MZP: I’m still fascinated by betrayal and love. I have two projects that I’m working on now, one fiction and one nonfiction, and one is about betrayal and the other about love. Religion doesn’t really come into either of those stories except by virtue of the fact that I’m a spiritual person and that probably seeps into my themes and broad structures, but I don’t feel like I’m grappling with religion and organized structures as I was. Though, I still find myself every year without a temple for High Holiday services and no reliable plans for Passover. But that’s more logistical than thematic. Maybe.
As for motherhood, that’s definitely not part of either of my two new projects; I don’t have plans to write as substantially about motherhood as I did in Landslide in the near future. But my kids are everywhere and always on my mind. Realistically, I feel like I can’t write a post-it note that doesn’t reference them.
EG: Your ex-husband wrote a narratively straightforward memoir that detailed your dramatic and painful separation. What is it like to see yourself as a character in someone else’s writing, and what is it like to then re-center yourself as the protagonist of the story? This book is far from anything anyone could call “score-settling”—it’s generous and warmhearted, almost superhumanly so—and yet, you did have to go over some of the same narrative territory that he did. What was that like?
MZP: I’m essentially quite private (especially for a memoirist) but try not to be coy in this book about who I am. I think there’s a lot of candor in my presentation of my own emotional and intellectual self—which I think is one of the most important kinds of candor—at least it’s something I prioritize in my writing and reading. There’s a way in which I want to link this idea to writing “nice,” or sympathetic characters. I don’t think I wrote myself to be likable—but I consciously wrote myself to be as complicated as I am.

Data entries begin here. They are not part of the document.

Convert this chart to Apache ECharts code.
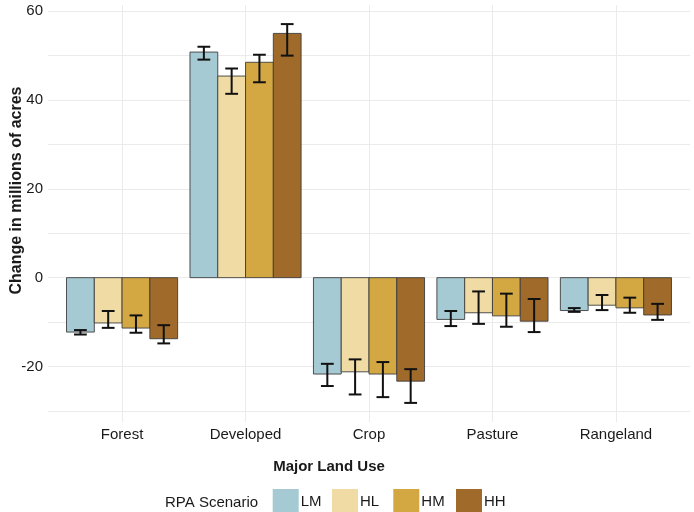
<!DOCTYPE html>
<html>
<head>
<meta charset="utf-8">
<script src="https://cdn.jsdelivr.net/npm/echarts@6/dist/echarts.min.js"></script>
<style>
html,body{margin:0;padding:0;background:#fff;}
#chart{width:694px;height:512px;}
</style>
</head>
<body>
<div id="chart"></div>
<script>
const categories = ['Forest', 'Developed', 'Crop', 'Pasture', 'Rangeland'];
const scenarios = ['LM', 'HL', 'HM', 'HH'];
const colors = ['#a6cad3', '#f0dba5', '#d3a842', '#9f6a2a'];

const meanLM = [-12.25, 50.8, -21.7, -9.4, -7.4];
const meanHL = [-10.2, 45.4, -21.2, -7.9, -6.2];
const meanHM = [-11.35, 48.5, -21.7, -8.6, -6.8];
const meanHH = [-13.75, 55.0, -23.3, -9.8, -8.4];

const lowLM = [-12.8, 49.1, -24.4, -10.9, -7.7];
const lowHL = [-11.3, 41.4, -26.3, -10.4, -7.3];
const lowHM = [-12.4, 44.0, -26.9, -11.05, -7.9];
const lowHH = [-14.8, 50.0, -28.2, -12.25, -9.5];

const highLM = [-11.8, 52.0, -19.4, -7.5, -6.85];
const highHL = [-7.5, 47.1, -18.4, -3.1, -3.9];
const highHM = [-8.5, 50.2, -19.0, -3.6, -4.5];
const highHH = [-10.7, 57.1, -20.6, -4.8, -5.9];

const yMajorTicks = [-20, 0, 20, 40, 60];
const yAllTicks = [-30, -20, -10, 0, 10, 20, 30, 40, 50, 60];
const xTicks = [1, 2, 3, 4, 5];

const means = [meanLM, meanHL, meanHM, meanHH];
const lows = [lowLM, lowHL, lowHM, lowHH];
const highs = [highLM, highHL, highHM, highHH];

const FONT = 'Liberation Sans, Arial, Helvetica, sans-serif';
const TXT = '#1a1a1a';

function renderItem(params, api) {
  const s = params.seriesIndex;
  const x = api.value(0), v = api.value(1), lo = api.value(2), hi = api.value(3);
  const unit = api.size([1, 0])[0];
  const barW = unit * 0.9 / 4;
  const base = api.coord([x, 0]);
  const cx = base[0] + (s - 1.5) * barW;
  const yv = api.coord([x, v])[1];
  const yLo = api.coord([x, lo])[1];
  const yHi = api.coord([x, hi])[1];
  const cap = barW * 0.46;
  const es = { stroke: '#111', lineWidth: 2, fill: null };
  return {
    type: 'group',
    children: [
      { type: 'rect',
        shape: { x: cx - barW / 2, y: Math.min(base[1], yv), width: barW, height: Math.abs(base[1] - yv) },
        style: { fill: colors[s], stroke: '#3d3d3d', lineWidth: 0.9 } },
      { type: 'line', shape: { x1: cx, y1: yLo, x2: cx, y2: yHi }, style: es },
      { type: 'line', shape: { x1: cx - cap / 2, y1: yLo, x2: cx + cap / 2, y2: yLo }, style: es },
      { type: 'line', shape: { x1: cx - cap / 2, y1: yHi, x2: cx + cap / 2, y2: yHi }, style: es }
    ]
  };
}

const series = scenarios.map((name, s) => ({
  name: name,
  type: 'custom',
  renderItem: renderItem,
  itemStyle: { color: colors[s] },
  encode: { x: 0, y: 1 },
  data: categories.map((c, i) => [i + 1, means[s][i], lows[s][i], highs[s][i]]),
  z: 5
}));

const legendLefts = [272.7, 332, 393.3, 456];
const legends = scenarios.map((name, s) => ({
  data: [name],
  left: legendLefts[s],
  top: 489,
  orient: 'horizontal',
  icon: 'rect',
  itemWidth: 26,
  itemHeight: 26,
  padding: 0,
  selectedMode: false,
  itemStyle: { borderWidth: 0 },
  textStyle: { fontSize: 15, color: TXT, fontFamily: FONT, padding: [0, 0, 0, -3] }
}));

const chart = echarts.init(document.getElementById('chart'), null, { renderer: 'canvas' });
chart.setOption({
  animation: false,
  backgroundColor: '#ffffff',
  textStyle: { fontFamily: FONT },
  grid: { left: 48, right: 4, top: 5, bottom: 90, containLabel: false },
  xAxis: {
    type: 'value', min: 0.4, max: 5.6,
    axisLine: { show: false },
    axisTick: { show: false, customValues: xTicks },
    axisLabel: {
      customValues: xTicks,
      formatter: (v) => categories[Math.round(v) - 1],
      fontSize: 15, color: TXT, fontFamily: FONT, margin: 5
    },
    splitLine: { show: true, lineStyle: { color: '#ebebeb', width: 1 } }
  },
  yAxis: {
    type: 'value', min: -32.5, max: 61.4,
    axisLine: { show: false },
    axisTick: { show: false, customValues: yAllTicks },
    axisLabel: { customValues: yMajorTicks, fontSize: 15, color: TXT, fontFamily: FONT, margin: 5, padding: [3, 0, 0, 0] },
    splitLine: { show: true, lineStyle: { color: '#ebebeb', width: 1 } }
  },
  legend: legends,
  graphic: [
    { type: 'text', x: 17, y: 190.5, rotation: Math.PI / 2,
      style: { text: 'Change in millions of acres', fontSize: 16, fontWeight: 'bold', fill: TXT, fontFamily: FONT, align: 'center', verticalAlign: 'middle' } },
    { type: 'text', x: 329, y: 467,
      style: { text: 'Major Land Use', fontSize: 15, fontWeight: 'bold', fill: TXT, fontFamily: FONT, align: 'center', verticalAlign: 'middle' } },
    { type: 'text', x: 165, y: 502.5,
      style: { text: 'RPA Scenario', fontSize: 15, fill: TXT, fontFamily: FONT, align: 'left', verticalAlign: 'middle' } }
  ],
  series: series
});
</script>
</body>
</html>
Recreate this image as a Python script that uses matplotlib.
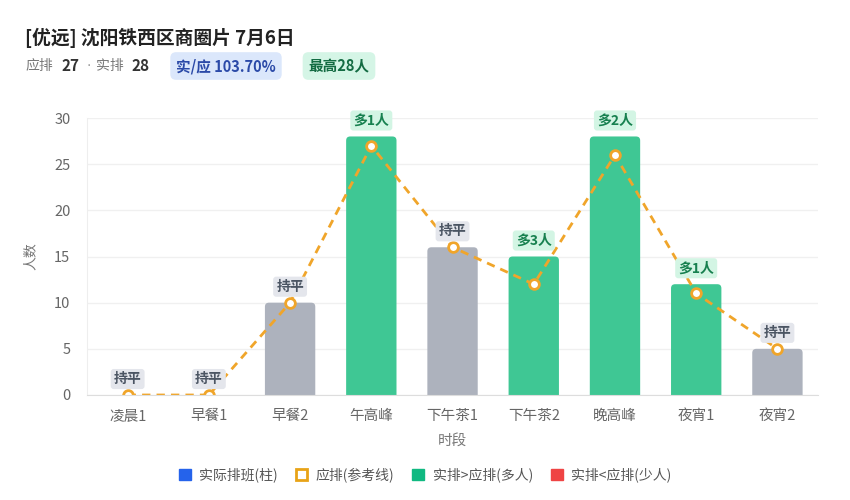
import matplotlib
matplotlib.use("Agg")
import matplotlib.pyplot as plt
from matplotlib.patches import Patch, FancyBboxPatch
import numpy as np

plt.rcParams['font.family'] = ['Noto Sans CJK SC', 'DejaVu Sans']

# data
slots = ['凌晨1', '早餐1', '早餐2', '午高峰', '下午茶1', '下午茶2', '晚高峰', '夜宵1', '夜宵2']
actual = [0, 0, 10, 28, 16, 15, 28, 12, 5]
required = [0, 0, 10, 27, 16, 12, 26, 11, 5]
title = '[优远] 沈阳铁西区商圈片 7月6日'
total_req = 27
total_act = 28
ratio_text = '实/应 103.70%'
peak_text = '最高28人'

GREEN = '#3fc794'
GREY = '#adb2bd'
RED = '#e5484d'
ORANGE = '#f0a52a'

fig = plt.figure(figsize=(8.5, 5), dpi=100)
ax = fig.add_axes([0.1024, 0.21, 0.86, 0.554])
ax.set_xlim(-0.5, len(slots) - 0.5)
ax.set_ylim(0, 30)

x = np.arange(len(slots))
colors = []
for a, r in zip(actual, required):
    if a > r:
        colors.append(GREEN)
    elif a < r:
        colors.append(RED)
    else:
        colors.append(GREY)

# bars with rounded tops (bottom corners hidden below the axis)
bars = ax.bar(x, actual, width=0.62, color=colors, zorder=2)
px_x = ax.bbox.width / 9.0
px_y = ax.bbox.height / 30.0
aspect = px_x / px_y
for b in bars:
    h = b.get_height()
    if h <= 0:
        b.remove()
        continue
    ext = 1.0
    rp = FancyBboxPatch((b.get_x(), -ext), b.get_width(), h + ext,
                        boxstyle='round,pad=0,rounding_size=0.05',
                        mutation_aspect=aspect, fc=b.get_facecolor(),
                        ec='none', zorder=2)
    b.remove()
    ax.add_patch(rp)

ax.plot(x, required, color=ORANGE, lw=2, ls=(0, (3, 2.2)), marker='o',
        markersize=7, markerfacecolor='white', markeredgecolor=ORANGE,
        markeredgewidth=2, zorder=3)

# labels above bars
for i, (a, r) in enumerate(zip(actual, required)):
    diff = a - r
    top = max(a, r)
    if diff > 0:
        txt, fc, tc = '多%d人' % diff, '#d3f5e4', '#17804f'
    elif diff < 0:
        txt, fc, tc = '少%d人' % (-diff), '#fde2e2', '#b91c1c'
    else:
        txt, fc, tc = '持平', '#e4e6ec', '#4b5563'
    ax.annotate(txt, (i, top), xytext=(0, 11.5), textcoords='offset points',
                ha='center', va='center', fontsize=10, fontweight='bold', color=tc,
                bbox=dict(boxstyle='round,pad=0.22', fc=fc, ec='none'),
                zorder=4, annotation_clip=False)

ax.set_yticks([0, 5, 10, 15, 20, 25, 30])
ax.set_xticks(x)
ax.set_xticklabels(slots)
ax.tick_params(length=0, labelsize=10.5, colors='#666666')
ax.tick_params(axis='x', pad=10)
ax.tick_params(axis='y', pad=12)
ax.grid(axis='y', color='#f0f0f0', lw=1, zorder=0)
for s in ['top', 'right']:
    ax.spines[s].set_visible(False)
ax.spines['left'].set_color('#eeeeee')
ax.spines['bottom'].set_color('#dddddd')
ax.spines['bottom'].set_zorder(5)
ax.set_ylabel('人数', color='#777777', fontsize=10, labelpad=12)
ax.set_xlabel('时段', color='#777777', fontsize=10.5, labelpad=8)

# header
fig.text(25 / 850, 1 - 38 / 500, title, fontsize=13.5, fontweight='bold',
         color='#222222', va='center', ha='left')
yl = 1 - 66 / 500
fig.text(25 / 850, yl, '应排', fontsize=10, color='#777777', va='center')
fig.text(61 / 850, yl, str(total_req), fontsize=11, fontweight='bold', color='#333333', va='center')
fig.text(89 / 850, yl, '·', fontsize=10, color='#999999', va='center', ha='center',
         family='DejaVu Sans')
fig.text(96 / 850, yl, '实排', fontsize=10, color='#777777', va='center')
fig.text(132 / 850, yl, str(total_act), fontsize=11, fontweight='bold', color='#333333', va='center')
fig.text(226 / 850, yl, ratio_text, fontsize=10.5, fontweight='bold', color='#2b4aa8',
         va='center', ha='center',
         bbox=dict(boxstyle='round,pad=0.4', fc='#dbe7fb', ec='none'))
fig.text(339 / 850, yl, peak_text, fontsize=10.5, fontweight='bold', color='#146c43',
         va='center', ha='center',
         bbox=dict(boxstyle='round,pad=0.4', fc='#d5f5e6', ec='none'))

# legend
handles = [
    Patch(facecolor='#2563eb', edgecolor='#2563eb'),
    Patch(facecolor='white', edgecolor='#e8a317', lw=2),
    Patch(facecolor='#10b981', edgecolor='#10b981'),
    Patch(facecolor='#ef4444', edgecolor='#ef4444'),
]
names = ['实际排班(柱)', '应排(参考线)', '实排>应排(多人)', '实排<应排(少人)']
leg = fig.legend(handles, names, loc='center', bbox_to_anchor=(0.5, 1 - 475 / 500),
                 ncol=4, frameon=False, fontsize=10, handlelength=0.85,
                 handleheight=0.85, handletextpad=0.6, columnspacing=1.3)
for t in leg.get_texts():
    t.set_color('#555555')

fig.savefig('out.png', dpi=100, facecolor='white')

I have read a lot of women writers talking about the scourge in the publishing industry that “hates unlikeable women characters.” Parenthetically, but not incidentally, I feel like Emily Books, for example, has put a premium in its list on work that shows full, difficult, and/or complicated women characters and writers. But I’ve been turning this debate over and over in my mind and I can’t think of who these favored likable women characters are? Can you? I’m starting to wonder if it’s a false debate. From Lily Bart to Lila and Lena from Ferrante’s Neapolitan novels, it seems instead that we have an array of well-rounded characters that are sympathetic (at least familiar), piteous, and grotesque in all their significant aspects. The same way your best friend, or say, your mother, is. Rich, complicated, frustrating, sometimes tragic, and sometimes what gets you through the day. I guess I’m just wondering whether the question of likable should be reframed in terms of how successfully a character is drawn. Or maybe I mean, it’s a technical question, not a feminist question.
EG: I LOVE your use of astrology as a framing device in your essay about religion, faith and superstition. Do you still consult with your astrologer? What’s in the stars for you?
MZP: I still see my astrologer—maybe once every two or three years for a check up. I don’t go to him with specific questions, though I think others do. I talk to him a lot about faith and not about superstition as much as about patterns and rhythms. I am apparently constitutionally unsuited for true love, yet I love truly. And I’m going to, at some point soon (like in the next two decades), finally find a spiritual mentor. I’m really looking forward to that.